Ingredients for - Chicken Curry with Squash

1. 1/4 c. canola oil -
2. 1 large onion -
3. 2 large garlic cloves -
4. 2 tbsp. minced fresh ginger -
5. 2 hot chilis with seeds -
6. 2 tbsp. madras curry powder -
7. 1 1/2 tsp. turmeric -
8. 5 c. low-sodium chicken broth -
9. 1/2 c. coconut milk -
10. Salt and freshly ground pepper -
11. 2 lb. Yukon gold potatoes -
12. 1 lb. cauliflower -
13. 2 yellow squash -
14. 1 1/2 lb. skinless, boneless chicken breasts -
15. Rice -
16. Lemon wedges -

How to cook deliciously - Chicken Curry with Squash

1. Stage

In a large enameled cast-iron casserole, heat oil until shimmering.
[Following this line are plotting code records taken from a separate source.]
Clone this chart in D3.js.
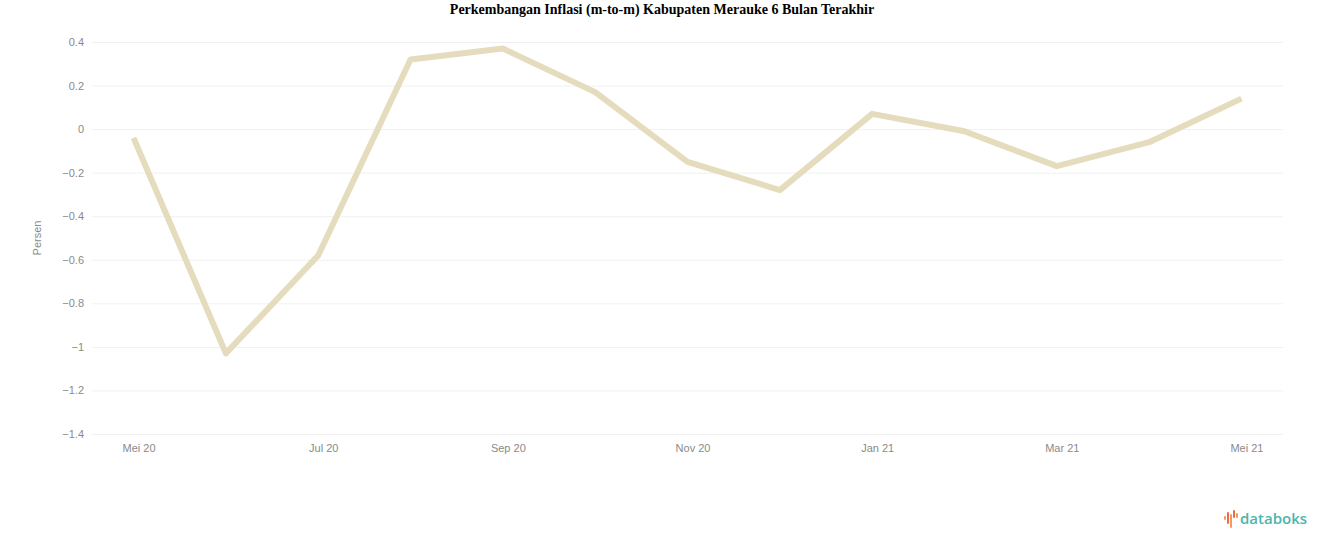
<!DOCTYPE html>
<html>
<head>
<meta charset="utf-8">
<script src="https://cdn.jsdelivr.net/npm/d3@7"></script>
<style>
  body { margin: 0; background: #fff; }
  .axis text { font-family: "Liberation Sans", Arial, sans-serif; font-size: 11px; fill: #8a8a8a; }
  .axis path, .axis line { display: none; }
</style>
</head>
<body>
<div class="chart"></div>
<script>
var months = ["Mei 20", "Jun 20", "Jul 20", "Agu 20", "Sep 20", "Okt 20", "Nov 20",
              "Des 20", "Jan 21", "Feb 21", "Mar 21", "Apr 21", "Mei 21"];
var inflasi = [-0.04, -1.03, -0.58, 0.32, 0.37, 0.17, -0.15, -0.28, 0.07, -0.01, -0.17, -0.06, 0.14];
var yTicks = [0.4, 0.2, 0, -0.2, -0.4, -0.6, -0.8, -1, -1.2, -1.4];
var xTickLabels = ["Mei 20", "Jul 20", "Sep 20", "Nov 20", "Jan 21", "Mar 21", "Mei 21"];

document.addEventListener('DOMContentLoaded', function (event) {
  inflasiViz();
});

function inflasiViz() {
  var width = 1324;
  var height = 547;
  var left = 92, right = 1283, top = 42, bottom = 434;

  var svg = d3.select('div.chart').append('svg')
      .attr('width', width)
      .attr('height', height);

  svg.append('text')
    .attr('x', width / 2)
    .attr('y', 14)
    .attr('text-anchor', 'middle')
    .style('font-family', '"Liberation Serif", "Times New Roman", serif')
    .style('font-weight', 'bold')
    .style('font-size', '14px')
    .style('fill', '#000')
    .text('Perkembangan Inflasi (m-to-m) Kabupaten Merauke 6 Bulan Terakhir');

  var xScale = d3.scalePoint()
      .domain(months)
      .range([left, right])
      .padding(0.45);

  var yScale = d3.scaleLinear()
      .domain([-1.4, 0.4])
      .range([bottom, top]);

  // grid
  svg.append('g')
    .selectAll('line')
    .data(yTicks)
    .enter().append('line')
    .attr('x1', left)
    .attr('x2', right)
    .attr('y1', d => yScale(d) + 0.5)
    .attr('y2', d => yScale(d) + 0.5)
    .attr('stroke', '#f1f1f1')
    .attr('stroke-width', 1);

  var yAxis = d3.axisLeft(yScale)
      .tickValues(yTicks)
      .tickSize(0)
      .tickPadding(0)
      .tickFormat(d => d3.format('')(+d.toFixed(1)));

  svg.append('g')
    .attr('class', 'y axis')
    .attr('transform', 'translate(84,0)')
    .call(yAxis)
    .selectAll('text')
    .attr('dy', '0.32em');

  var xAxis = d3.axisBottom(xScale)
      .tickValues(xTickLabels)
      .tickSize(0)
      .tickPadding(10);

  svg.append('g')
    .attr('class', 'x axis')
    .attr('transform', 'translate(5,' + bottom + ')')
    .call(xAxis);

  svg.append('text')
    .attr('transform', 'translate(41,238) rotate(-90)')
    .attr('text-anchor', 'middle')
    .style('font-family', '"Liberation Sans", Arial, sans-serif')
    .style('font-size', '11px')
    .style('fill', '#8a8a8a')
    .text('Persen');

  var line = d3.line()
      .x((d, i) => xScale(months[i]))
      .y(d => yScale(d));

  svg.append('path')
    .attr('d', line(inflasi))
    .attr('stroke', '#e5dcbe')
    .attr('stroke-width', 6)
    .attr('stroke-linejoin', 'round')
    .attr('fill', 'none');

  // databoks logo
  var logo = svg.append('g').attr('transform', 'translate(1224,510)');
  var bars = [[0, 6, 4], [3, 2, 12], [6, 4, 14], [9, 0, 8], [12, 3, 5]];
  logo.selectAll('rect')
    .data(bars)
    .enter().append('rect')
    .attr('x', d => d[0])
    .attr('y', d => d[1])
    .attr('width', 2)
    .attr('height', d => d[2])
    .attr('rx', 1)
    .attr('fill', (d, i) => i % 2 ? '#ee6a4d' : '#f59a5a');
  logo.append('text')
    .attr('x', 16)
    .attr('y', 14)
    .style('font-family', '"Open Sans", "Noto Sans", sans-serif')
    .style('font-weight', '600')
    .style('font-size', '15px')
    .style('fill', '#4cb5ad')
    .text('databoks');
}
</script>
</body>
</html>
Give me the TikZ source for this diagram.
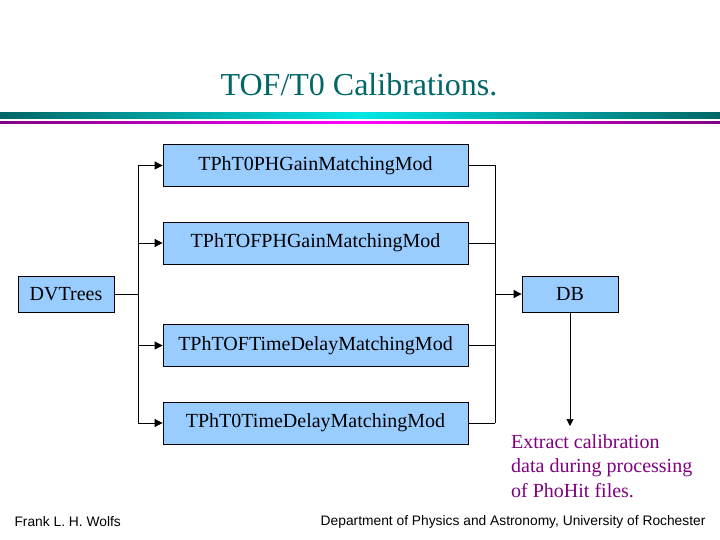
\documentclass[tikz,border=0pt]{standalone}
\usepackage{fontspec}
\setmainfont{Liberation Serif}
\newfontfamily\footfont{Liberation Sans}
\usetikzlibrary{arrows,arrows.meta,shapes,positioning,calc}
\definecolor{boxblue}{RGB}{153,204,255}
\definecolor{titleteal}{RGB}{0,102,102}
\definecolor{notepurple}{RGB}{128,0,128}
\begin{document}
\begin{tikzpicture}[x=1pt,y=-1pt,
    modbox/.style={draw,thick,fill=boxblue,minimum width=305pt,minimum height=42pt,font=\fontsize{20}{22}\selectfont},
    endbox/.style={draw,thick,fill=boxblue,minimum width=96pt,minimum height=36pt,font=\fontsize{20}{22}\selectfont},
    wire/.style={thick},
    feed/.style={thick,-{Triangle[length=8pt,width=8pt]}}]
            \useasboundingbox (0,0) rectangle (720,540);
            \node[text=titleteal,font=\fontsize{32}{34}\selectfont]
            (title) at (359,85) {TOF/T0 Calibrations.};
            \shade[left color=titleteal,right color=titleteal,middle color=cyan!80!teal]
            (0,113) rectangle (720,119);
            \shade[left color=notepurple,right color=notepurple,middle color=magenta]
            (0,121.5) rectangle (720,123.5);
            \node[endbox] (dvt) at (66,294) {DVTrees};
            \node[modbox] (m1) at (315.5,165.5) {TPhT0PHGainMatchingMod};
            \node[modbox] (m2) at (315.5,243) {TPhTOFPHGainMatchingMod};
            \node[modbox] (m3) at (315.5,345.5) {TPhTOFTimeDelayMatchingMod};
            \node[modbox] (m4) at (315.5,423) {TPhT0TimeDelayMatchingMod};
            \node[endbox] (db) at (570,294) {DB};
            \coordinate (lbus) at (138,294);
            \coordinate (rbus) at (495,294);
            \coordinate (tip) at (570,426);
            \draw[wire] (dvt.east) -- (lbus);
            \draw[wire] (lbus |- m1.west) -- (lbus |- m4.west);
            \draw[wire] (rbus |- m1.east) -- (rbus |- m4.east);
            \foreach \m in {m1,m2,m3,m4} {
                \draw[feed] (lbus |- \m.west) -- (\m.west);
                \draw[wire] (\m.east) -- (rbus |- \m.east);
            }
            \draw[feed] (rbus) -- (db.west);
            \draw[semithick,-{Triangle[length=7pt,width=7pt]}] (db.south) -- (tip);
            \node[text=notepurple,align=left,anchor=north west,inner sep=0pt,font=\fontsize{20}{24.5}\selectfont]
            (note) at (511,434) {Extract calibration\\data during processing\\of PhoHit files.};
            \node[anchor=west,font=\footfont\fontsize{13.8}{15}\selectfont] (author) at (11,522) {Frank L. H. Wolfs};
            \node[anchor=east,font=\footfont\fontsize{13.8}{15}\selectfont] (dept) at (709,522) {Department of Physics and Astronomy, University of Rochester};
        \end{tikzpicture}
\end{document}
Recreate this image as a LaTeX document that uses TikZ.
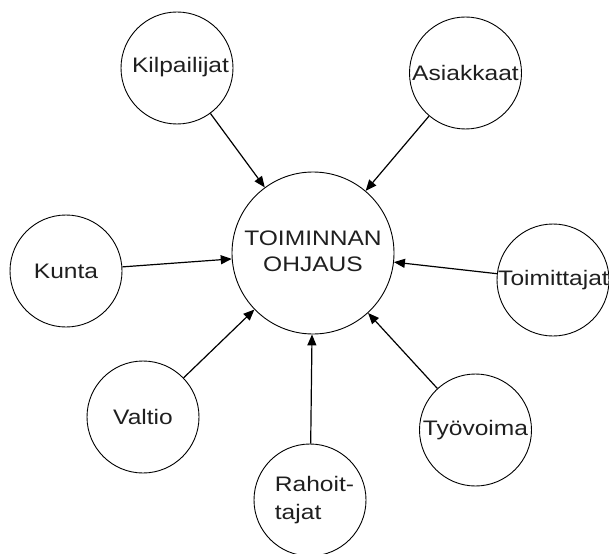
\documentclass[tikz,border=0pt]{standalone}
\usepackage{fontspec}
\setmainfont{Liberation Sans}[FakeStretch=1.17]
\usetikzlibrary{arrows.meta}
\definecolor{ink}{rgb}{0.12,0.12,0.12}
\begin{document}
\begin{tikzpicture}[x=1pt,y=-1pt,
  every node/.style={font=\fontsize{21}{27}\selectfont, text=ink},
  actor/.style={circle,draw=black,line width=0.9pt,minimum size=112pt,inner sep=0pt},
  hub/.style={circle,draw=black,line width=0.9pt,minimum size=162pt,inner sep=0pt},
  conn/.style={draw=black,line width=1.2pt,-{Triangle[length=11pt,width=9pt]}}]
  \useasboundingbox (0,0) rectangle (609,553);

  % central node
  \node[hub] (ohjaus) at (313,253) {\raisebox{-3.5pt}{\begin{tabular}{@{}c@{}}TOIMINNAN\\[-1.5pt]OHJAUS\end{tabular}}};

  % surrounding actors
  \node[actor] (kilp) at (177,68) {\raisebox{7pt}{\makebox[0pt]{\hspace*{7pt}Kilpailijat}}};
  \node[actor] (asiak) at (465.5,73) {\makebox[0pt]{Asiakkaat}};
  \node[actor] (kunta) at (66,271) {\makebox[0pt]{Kunta}};
  \node[actor] (toimitt) at (553,280) {\makebox[0pt]{\hspace*{1pt}Toimittajat}};
  \node[actor] (valtio) at (143,417) {\makebox[0pt]{Valtio}};
  \node[actor] (rahoit) at (310,500) {\makebox[0pt]{\hspace*{9pt}\begin{tabular}{@{}l@{}}Rahoit-\\[1.5pt]tajat\end{tabular}}};
  \node[actor] (tyov) at (475.5,430) {\raisebox{-2pt}{\makebox[0pt]{Työvoima}}};

  % influences
  \foreach \src in {kilp,asiak,kunta,toimitt,valtio,rahoit,tyov}
    \draw[conn] (\src) -- (ohjaus);
\end{tikzpicture}
\end{document}
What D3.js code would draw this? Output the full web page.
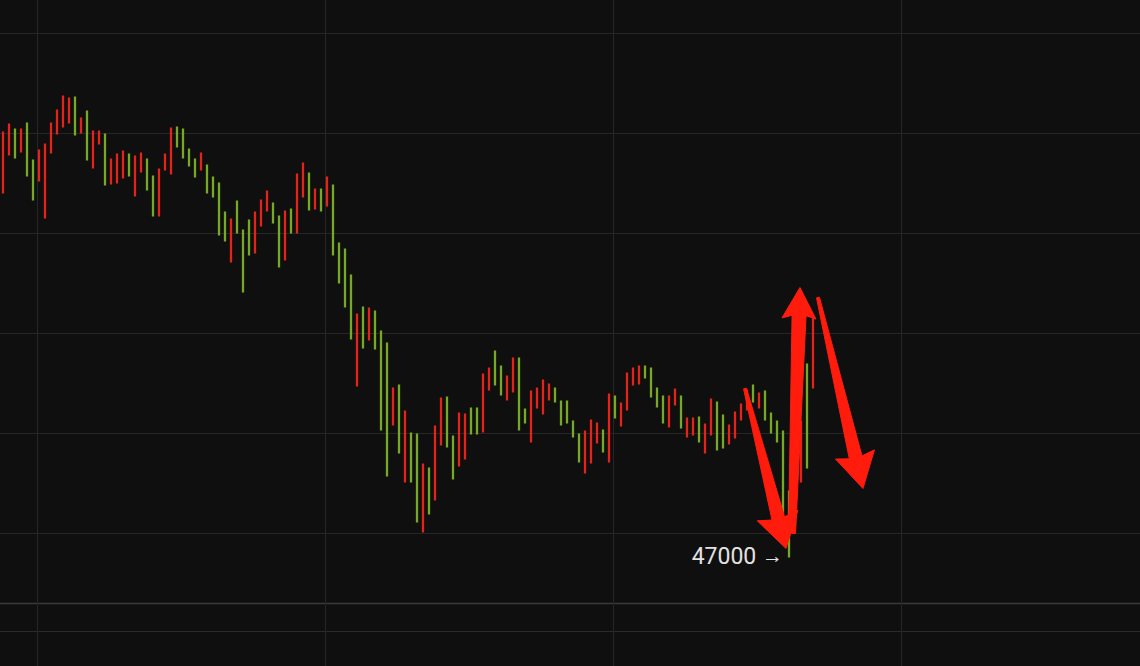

Add onion, garlic, ginger, and chilis and cook over moderate heat, stirring occasionally, until softened, about 5 minutes. Stir in curry powder and turmeric and cook 2 minutes. Add broth and coconut milk and season with salt and pepper. Bring to a boil and simmer 5 minutes. Add potatoes and cook over moderate heat until barely tender, 5 minutes. Add cauliflower and squash, cover partially, and cook over moderately low heat, stirring occasionally, until vegetables are tender, 15 minutes.

2. Stage

Add chicken to casserole, season with salt and pepper, and cook just until white throughout, about 5 minutes. Serve over rice, with lemon wedges.